Submitted by Lynnette Balsamo Jordan
As the one year anniversary of the Courtney Fire approaches, let’s take a walk back in history to the beginning of Bass Lake Heights.
It all started at the end of WWII when Chief Warrant Officer Louis Balsamo Sr. visited an old Navy buddy at Hidden Valley Meadows. Dan Johnson had built a cabin retreat and encouraged Lou to come, relax and fish in Bass Lake.
Newly married and working hard in his Dutch Boy painting contracting businesses in Ventura and Oxnard, Balsamo asked longtime friend, Marino Colucci, to go with him to check out Bass Lake. Balsamo and Colucci fell in love with the area.
While perusing a newspaper, Lou found 97 acres of land for sale on Road 426 at a bargain price, just a mile up the hill from the lake. He loved the views of the Sierra to east and the sunset views to the west. By 1950, Balsamo decided to buy the land and call it “Bass Lake Heights.”
Having been a Seabee in the Navy, Lou was no stranger to developing big land projects. He built a small cabin for his family to stay in when they came up for the summer. He bought a bulldozer, plowed the horseshoe street for the first subdivision and built a small sales office.
The original printed brochures enticed the buyer to “own a cabin in the pines close to beautiful Bass Lake.” The lots were priced as low as $600 and were billed as “12,500 or more square feet with plenty of privacy and elbow room with piped water to each lot and graded surfaced streets.”
In 1957, Balsamo moved his family from Ventura to Bass Lake Heights. He decided to build a bigger home on the site of the first cabin.
The cabin had a granite fireplace, so Balsamo decided to leave the fireplace and move the cabin to one of his lots and sell it. That original cabin and small sales office are still standing. They are the second structures on the left side of Balsam Drive as you head down the hill.
Balsamo completed the family home in 1959. It was an open concept home with a kitchen, 4 bedrooms, 2 baths, living and family room, basement, 2 offices and a service porch. Balsamo double-faced the fireplace with pink rock from Mariposa quarries. His favorite addition to the new house was a wraparound porch, where one could sit and listen to the breeze through the pines, watch the beautiful sunsets and sometimes play his accordion.

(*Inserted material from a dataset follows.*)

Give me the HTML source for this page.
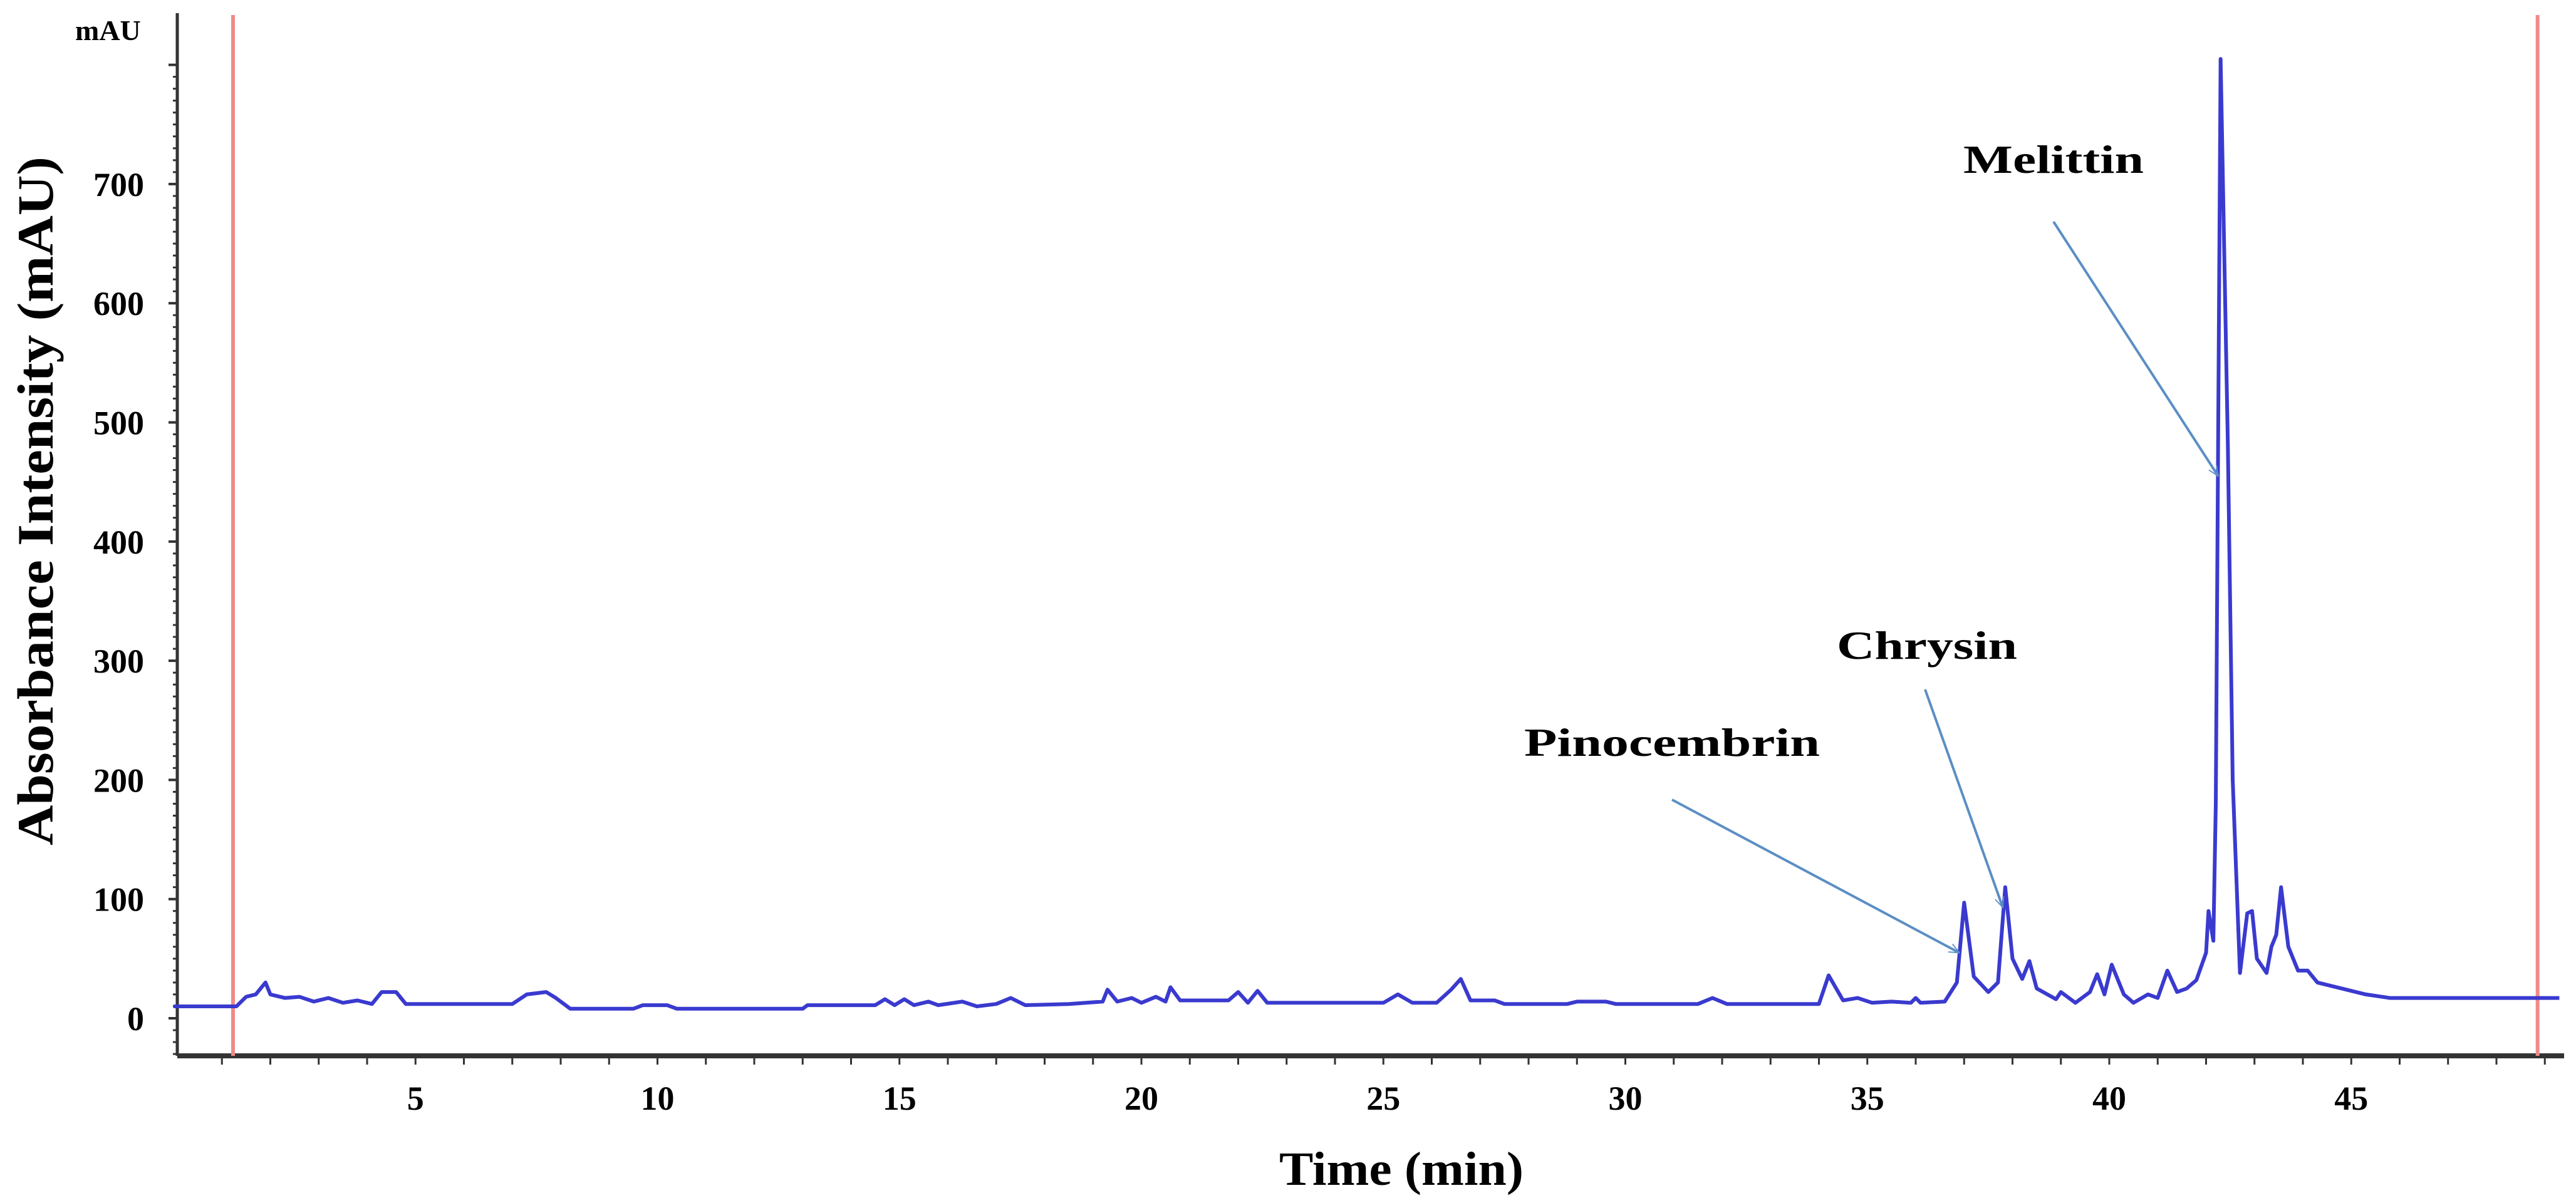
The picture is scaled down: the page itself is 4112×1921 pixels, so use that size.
<!DOCTYPE html>
<html><head><meta charset="utf-8"><style>
html,body{margin:0;padding:0;background:#fff;}
svg{display:block;font-family:"Liberation Serif",serif;font-weight:bold;}
</style></head><body>
<svg id="chart" width="4112" height="1921" viewBox="0 0 4112 1921" xmlns="http://www.w3.org/2000/svg">
<defs>
<marker id="ah" viewBox="0 0 20 20" refX="18" refY="10" markerWidth="18" markerHeight="18" markerUnits="userSpaceOnUse" orient="auto"><path d="M0,2 L18,10 L0,18" fill="none" stroke="#5b8ec4" stroke-width="2"/></marker>
</defs>
<g id="axes"></g>
<g id="marks"></g>
<g id="notes"></g>
</svg>
<script>
const times=[0,1.3,1.5,1.7,1.9,2.0,2.3,2.6,2.9,3.2,3.5,3.8,4.1,4.3,4.6,4.8,7.0,7.3,7.7,7.9,8.2,9.5,9.7,10.2,10.4,13.0,13.1,14.5,14.7,14.9,15.1,15.3,15.6,15.8,16.3,16.6,17.0,17.3,17.6,18.5,19.2,19.3,19.5,19.8,20.0,20.3,20.5,20.6,20.8,21.8,22.0,22.2,22.4,22.6,25.0,25.3,25.6,26.1,26.4,26.6,26.8,27.3,27.5,28.8,29.0,29.6,29.8,31.5,31.8,32.1,34.0,34.2,34.5,34.8,35.1,35.5,35.9,36.0,36.1,36.6,36.85,37.0,37.2,37.5,37.7,37.85,38.0,38.2,38.35,38.5,38.9,39.0,39.3,39.6,39.75,39.9,40.05,40.3,40.5,40.8,41.0,41.2,41.4,41.6,41.8,42.0,42.05,42.15,42.2,42.3,42.45,42.55,42.7,42.85,42.95,43.05,43.25,43.35,43.45,43.55,43.7,43.9,44.1,44.3,44.8,45.3,45.8,49.3];
const absorbance=[10,10,18,20,30,20,17,18,14,17,13,15,12,22,22,12,12,20,22,17,8,8,11,11,8,8,11,11,16,11,16,11,14,11,14,10,12,17,11,12,14,24,14,17,13,18,14,26,15,15,22,13,23,13,13,20,13,13,24,33,15,15,12,12,14,14,12,12,17,12,12,36,15,17,13,14,13,17,13,14,30,97,35,22,30,110,50,33,48,25,16,22,13,22,37,20,45,20,13,20,17,40,22,25,32,55,90,65,180,805,480,200,38,88,90,50,38,60,70,110,60,40,40,30,25,20,17,17];
const xTickLabels=[5,10,15,20,25,30,35,40,45];
const yTickLabels=[0,100,200,300,400,500,600,700];
const markerTimes=[1.23,48.85];
const annotations=[
 {name:'melittin',text:'Melittin',t:42.25,v:455,tx:3278,ty:354,lx:3134,ly:276,len:288},
 {name:'chrysin',text:'Chrysin',t:37.8,v:93,tx:3073,ty:1101,lx:2932,ly:1052,len:288},
 {name:'pinocembrin',text:'Pinocembrin',t:36.9,v:55,tx:2669,ty:1277,lx:2433,ly:1207,len:472}
];
const X0=283,X1=4093,YB=1686,YT=21;
function xs(t){return 277+77.25*t;}
function ys(v){return 1626-v*1.903;}
const NS='http://www.w3.org/2000/svg';
function mk(tag,attrs,parent){const e=document.createElementNS(NS,tag);for(const k in attrs)e.setAttribute(k,attrs[k]);parent.appendChild(e);return e;}
const ax=document.getElementById('axes'),mg=document.getElementById('marks'),ng=document.getElementById('notes');
let l=mk('line',{x1:X0,y1:YT,x2:X0,y2:YB,stroke:'#333','stroke-width':5},ax);


l=mk('line',{x1:X0,y1:YB,x2:X1,y2:YB,stroke:'#333','stroke-width':8},ax);


for(let v=-30;v<=800;v+=10){const y=ys(v);if(y<YT)continue;const major=v%100===0;
 const t=mk('line',{x1:X0-(major?14:7),y1:y,x2:X0,y2:y,stroke:'#333','stroke-width':major?4:3},ax);
 
 }
for(let m=1;m<=49;m++){const x=xs(m);
 const t=mk('line',{x1:x,y1:YB,x2:x,y2:YB+14,stroke:'#333','stroke-width':3},ax);
 
 }
yTickLabels.forEach(v=>{const t=mk('text',{x:230,y:ys(v)+19,'text-anchor':'end','font-size':54},ax);t.textContent=v;
 
 });
xTickLabels.forEach(v=>{const t=mk('text',{x:xs(v),y:1772,'text-anchor':'middle','font-size':54},ax);t.textContent=v;
 
 });
let u=mk('text',{x:120,y:64,'font-size':46},ax);u.textContent='mAU';


let yt=mk('text',{x:0,y:0,'font-size':82,'text-anchor':'middle',textLength:1100,lengthAdjust:'spacingAndGlyphs',transform:'translate(84,800) rotate(-90)'},ax);
yt.textContent='Absorbance Intensity (mAU)';


let xt=mk('text',{x:2237,y:1892,'font-size':76,'text-anchor':'middle',textLength:390,lengthAdjust:'spacingAndGlyphs'},ax);
xt.textContent='Time (min)';


markerTimes.forEach(t=>{const r=mk('line',{x1:xs(t),y1:24,x2:xs(t),y2:YB,stroke:'#f08a8a','stroke-width':6},mg);
 
 });
const pts=times.map((t,i)=>xs(t).toFixed(1)+','+ys(absorbance[i]).toFixed(1)).join(' ');
const p=mk('polyline',{points:pts,fill:'none',stroke:'#3a3acf','stroke-width':6,'stroke-linejoin':'round'},mg);


annotations.forEach(a=>{
 const t=mk('text',{x:a.lx,y:a.ly,'font-size':64,textLength:a.len,lengthAdjust:'spacingAndGlyphs'},ng);t.textContent=a.text;
 
 
 const ar=mk('line',{x1:a.tx,y1:a.ty,x2:xs(a.t),y2:ys(a.v),stroke:'#5b8ec4','stroke-width':4,'marker-end':'url(#ah)'},ng);
 
 
});
</script>
</body></html>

Louis Balsamo and his wife, Ann, were very involved in both the Bass Lake and Oakhurst communities. Balsamo built Village Builders Supply in 1961 – a paint, hardware and household gift store. He also built a laundromat right across the street from the Village Builders Supply.
Balsamo had just moved in merchandise and was waiting for the insurance broker to come insure the contents, when the Harlow Fire of 1961 broke out. The fire was moving so fast, Balsamo didn’t know what to do – save the house or save the store. The house was insured so he built a fire break in front of the house with his bulldozer, then loaned the dozer to Forest Ranger George Thomas, and asked him to do his best to keep the house and others in the Heights from burning.
The family was evacuated and Balsamo stayed in the store, protecting his new business with garden hoses. Fortunately, the Harlow fire changed direction and the house and business were spared.
Bass Lake Heights consists of three different subdivisions. The last one Lou developed was perpendicular to the family home, hence the name of Balsam Drive. Balsamo had enough land to develop a 4th time, but was tiring of new county rules and regulations, so he sold off the final parcel.
He had wanted to build a 12-unit motel next to the family home, and call it “Sunset View Lodge,” but the retaining wall fell twice so he gave up the idea and bought the Holiday Village Inn (where Rite Aid currently stands).
With all of his children – Luann, Lynnette and Louis Jr. – moving away from the area, Louis decided to sell the family home. Sid Sidman bought it in 1973 and lived there until the tragic Courtney Fire of Sept. 2014.
Having visited the aftermath of the fire, it is so hard to believe that the Balsamo home no longer stands. All of the beautiful trees in the grove in the front and back of the house are gone. The fire was so hot it literally melted a lot of the concrete holding the fireplace together.
As Stephen Sidman stated when he was interviewed last year, “You can rebuild the house but it will never be the same again,” and that is so very true. It was a one-of-a-kind, custom-built home.
The landscape of Bass Lake Heights and the devastation from this fire to the first and second subdivisions has changed the Heights forever.